Music can ONLY be perceived by our ears. We can't taste or see or touch music. Training your ear is the #1 most important skill for musicians and yet it is often completely neglected. Especially by guitar players lol I have no idea why.. Probably because it is embarassing to sing? Or perhaps they believe that learning to 'sing' will not affect their guitar playing. It does. For all you guitar players reading this - wouldn't you like to be able to think up a melody in your mind and then immediately play it on the guitar?

Anyway, I love it. My voice sounds freaking awesome. I sing like all day every day nonstop and my musical creativity has exploded exponentially since I started practicing ear training several years ago.

Go for it dude, all you need is those 2 courses and you're set.
#7
Did you get through the whole of the Relative Pitch course? I've seen a lot of people that have got the course but never made it all the way through. It's pretty massive isn't it?
Si
#8
Thanks for advice guys, I'll certainly have a closer look at the Singing Success course.

And if anyone can't open the links, I've discovered they are only on Youtube Music Key, which is not yet available in all countries... Sorry about that!
#9
- Find a very good vocal teacher. Sit down with him or her first and make sure that they will be able to meet your needs. Before finding mine I requested a consultation first to make sure she would be the right fit before spending money. I've had some bad vocal teachers in the past whom clearly did not care so much about technique and getting me the best sound. Just a few sessions so that you know what to do better can help.

- Practice the exercise that your teacher gives you. Mine recorded my warm ups every 6 weeks that I could practice with between lessons. It definitely made a difference.

- Record yourself. Many people hate this (I do too) but it is necessary for growth and improvement.
#10
I'm not a big fan of singing success, it's way to easy to utilze the exercises improperly and you wont develop a strong voice. If you want to sing pop and are okay with having to rely on a mic for power go ahead.

Bel canto technique is the better technique. Its been used by some of the most impressive vocalists out there.

Here's a good workout for your voice.

Best way to learn to sing is with proper training.

A good exercise is to sing on an "ah" with a scale. Keep the mouth open wide, breathe and keep all the pressure at the diaphragm, which means your stomach and lower back will expand when you breathe in. When you rise in your range with the "ah" you should modify it to an "uh" slightly, you should feel the sound resonate from your face as you use more "head voice" in the range. Further up the scale you should then modify "uh" to "oo" like "pOOl" in pool or cool. Then back down the scale the vowel modification reverses so "oo" to "uh" then back to ah. The modifications shift your vocal tract, the modification shouldn't be too obvious, its still an "ah" but just shifted slightly and becomes more oo obvious the higher up you go.

Keeping the mouth wide open will train your voice apparatus to use only the muscles required for singing. Any tension or strain means your not either breathing properly or modifying the vowel.
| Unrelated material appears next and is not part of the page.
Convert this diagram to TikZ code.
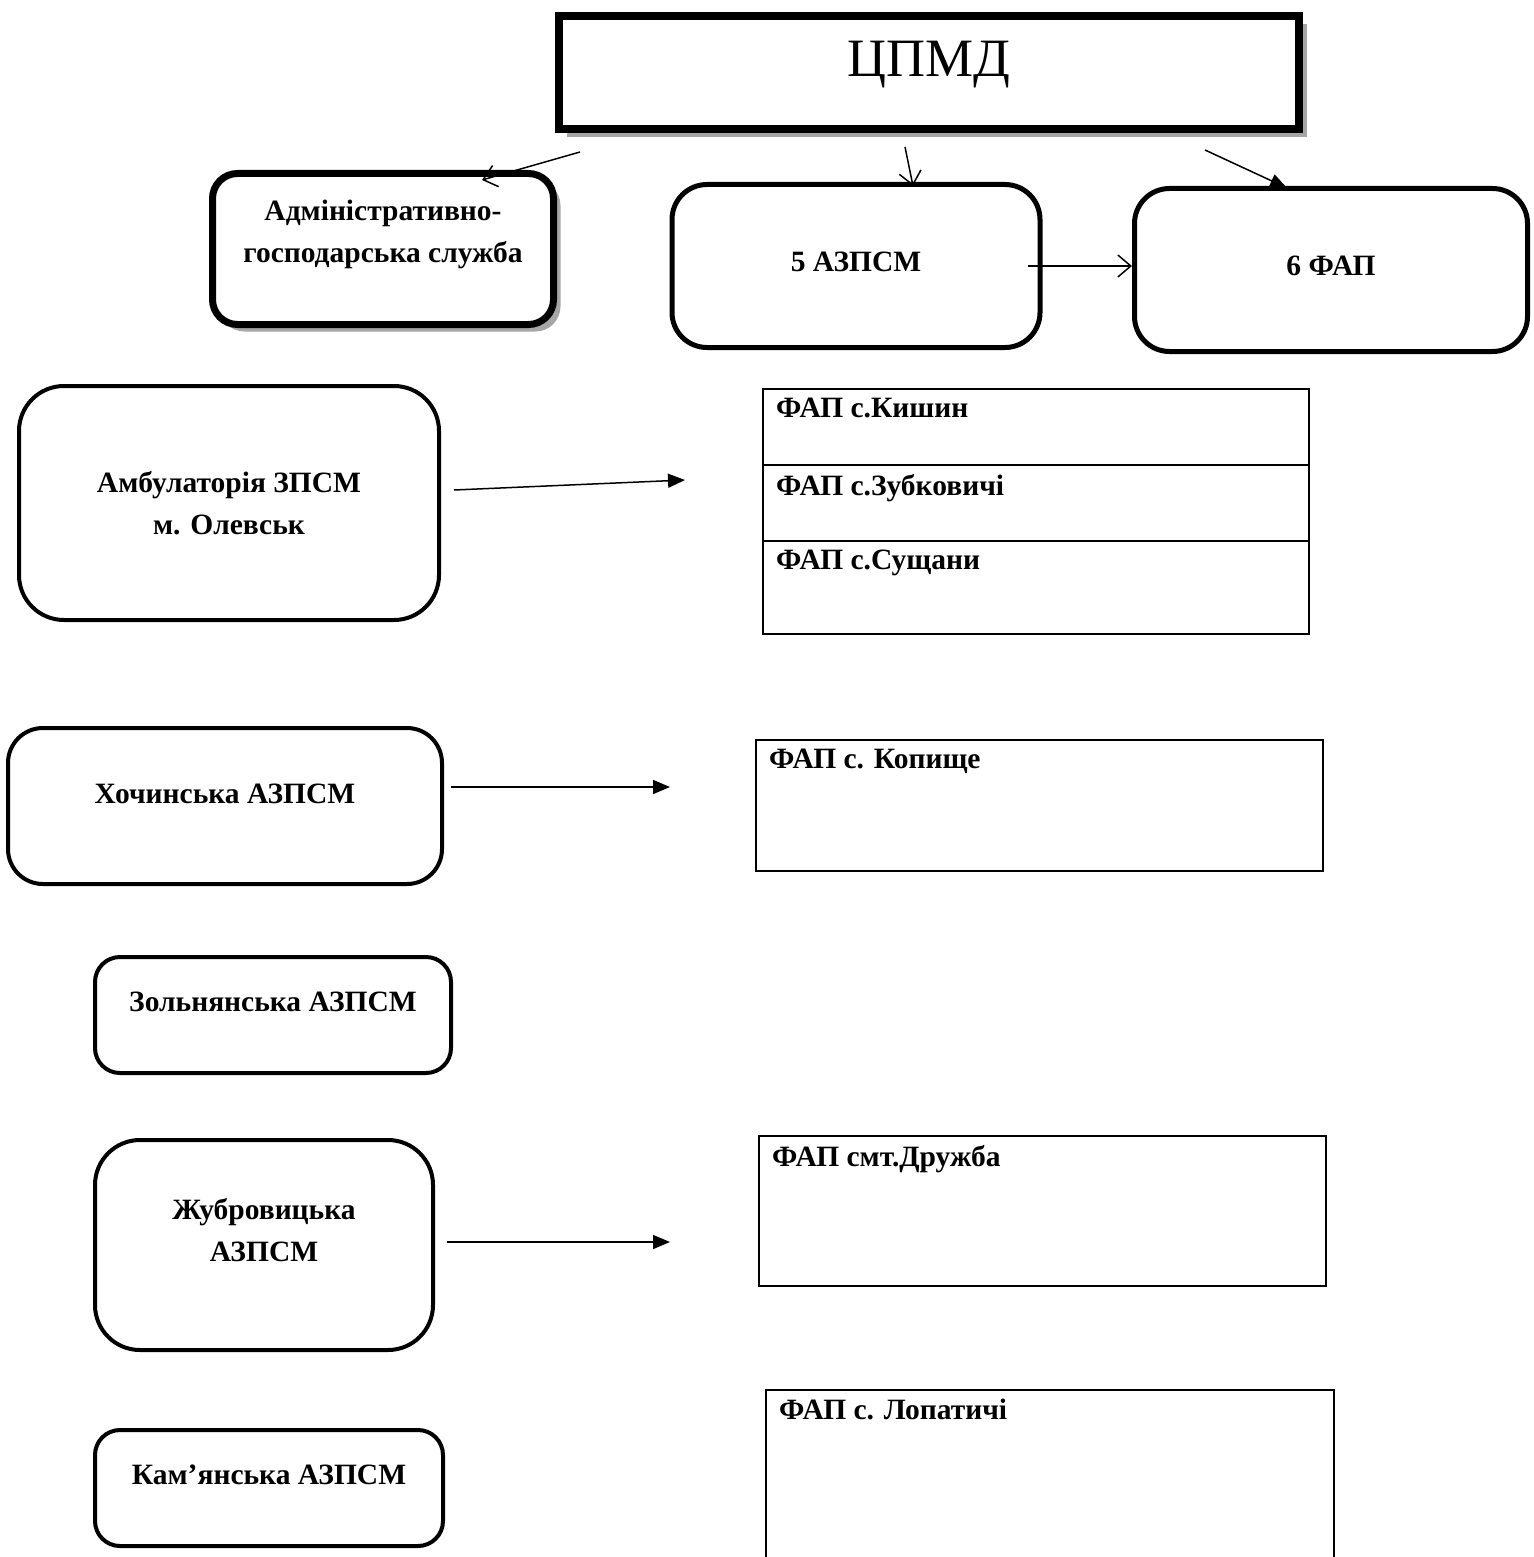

To get the correct felling of support repeat a "ha ha ha" deliberate fake laugh staccato. You should feel your diaphragm engage with each "ha". Thats the kind of of lower abdomen expansion you want with your onset your singing, more so if you want to belt/power.
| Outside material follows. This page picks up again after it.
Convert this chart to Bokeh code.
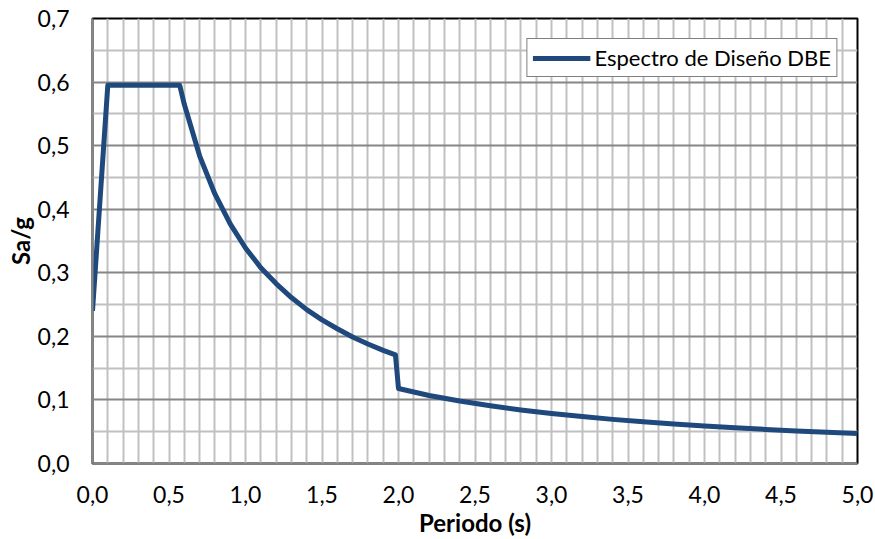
from bokeh.plotting import figure
from bokeh.models import FixedTicker, CustomJSTickFormatter, Range1d
from bokeh.embed import file_html
from bokeh.resources import INLINE

# Periodo (s)
periodo = [0.0, 0.1, 0.57, 0.6, 0.7, 0.8, 0.9, 1.0, 1.1, 1.2, 1.3, 1.4, 1.5,
           1.6, 1.7, 1.8, 1.9, 1.98, 2.0, 2.2, 2.4, 2.6, 2.8, 3.0, 3.2, 3.4,
           3.6, 3.8, 4.0, 4.2, 4.4, 4.6, 4.8, 5.0]
# Sa/g
sa_g = [0.24, 0.595, 0.595, 0.565, 0.484, 0.424, 0.377, 0.339, 0.308, 0.283,
        0.261, 0.242, 0.226, 0.212, 0.199, 0.188, 0.178, 0.171, 0.118, 0.107,
        0.0983, 0.0908, 0.0843, 0.0787, 0.0738, 0.0694, 0.0656, 0.0621, 0.059,
        0.0562, 0.0536, 0.0513, 0.0492, 0.0472]
serie = "Espectro de Diseño DBE"

x_ticks = [0.0, 0.5, 1.0, 1.5, 2.0, 2.5, 3.0, 3.5, 4.0, 4.5, 5.0]
x_minor = [0.1, 0.2, 0.3, 0.4, 0.6, 0.7, 0.8, 0.9, 1.1, 1.2, 1.3, 1.4, 1.6,
           1.7, 1.8, 1.9, 2.1, 2.2, 2.3, 2.4, 2.6, 2.7, 2.8, 2.9, 3.1, 3.2,
           3.3, 3.4, 3.6, 3.7, 3.8, 3.9, 4.1, 4.2, 4.3, 4.4, 4.6, 4.7, 4.8, 4.9]
y_ticks = [0.0, 0.1, 0.2, 0.3, 0.4, 0.5, 0.6, 0.7]
y_minor = [0.05, 0.15, 0.25, 0.35, 0.45, 0.55, 0.65]

FONT = "Lato"

p = figure(width=875, height=539, output_backend="svg", toolbar_location=None,
           x_range=Range1d(0, 5), y_range=Range1d(0, 0.7),
           min_border_left=92, min_border_right=18, min_border_top=18,
           min_border_bottom=76)

p.line(periodo, sa_g, line_color="#1F497D", line_width=5, line_join="round",
       legend_label=serie)

fmt = CustomJSTickFormatter(code="return tick.toFixed(1).replace('.', ',');")
p.xaxis.ticker = FixedTicker(ticks=x_ticks, minor_ticks=x_minor)
p.yaxis.ticker = FixedTicker(ticks=y_ticks, minor_ticks=y_minor)
p.xaxis.formatter = fmt
p.yaxis.formatter = fmt

for ax in (p.xaxis, p.yaxis):
    ax.axis_line_color = "#868686"
    ax.axis_line_width = 2
    ax.major_tick_out = 0
    ax.major_tick_in = 0
    ax.minor_tick_out = 0
    ax.minor_tick_in = 0
    ax.major_label_text_font = FONT
    ax.major_label_text_font_size = "23px"
    ax.major_label_text_color = "#000000"
    ax.axis_label_text_font = FONT
    ax.axis_label_text_font_size = "24px"
    ax.axis_label_text_font_style = "bold"
    ax.axis_label_text_color = "#000000"

p.xaxis.axis_label = "Periodo (s)"
p.yaxis.axis_label = "Sa/g"
p.xaxis.major_label_standoff = 22
p.yaxis.major_label_standoff = 23
p.xaxis.axis_label_standoff = 2
p.yaxis.axis_label_standoff = 0

p.xgrid.grid_line_color = "#c0c0c0"
p.xgrid.grid_line_width = 2
p.xgrid.minor_grid_line_color = "#c0c0c0"
p.xgrid.minor_grid_line_width = 2
p.ygrid.grid_line_color = "#868686"
p.ygrid.grid_line_width = 2
p.ygrid.minor_grid_line_color = "#c0c0c0"
p.ygrid.minor_grid_line_width = 2

p.outline_line_color = "#000000"
p.outline_line_width = 2
p.background_fill_color = "white"
p.border_fill_color = "white"

lg = p.legend[0]
lg.location = "top_right"
lg.margin = 20
lg.padding = 5
lg.border_line_color = "#000000"
lg.border_line_width = 1.5
lg.label_text_font = FONT
lg.label_text_font_size = "22px"
lg.label_text_color = "#000000"
lg.glyph_width = 58
lg.label_standoff = 4
lg.label_height = 24
lg.glyph_height = 24
lg.background_fill_alpha = 1

open("out.html", "w").write(file_html(p, INLINE))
Now, before doing these exercises you should dedicate 10-15 minutes to warming up. The go to warm up are hums, and lip rolls. These should be done gentle with no pressure, their use is to open up your voice and get rid of tension and build up your range. Start lightly and throughout your voice work out add in more intensity, if you start out light and right and build upon that you have a much free'r voice when you want to rock out.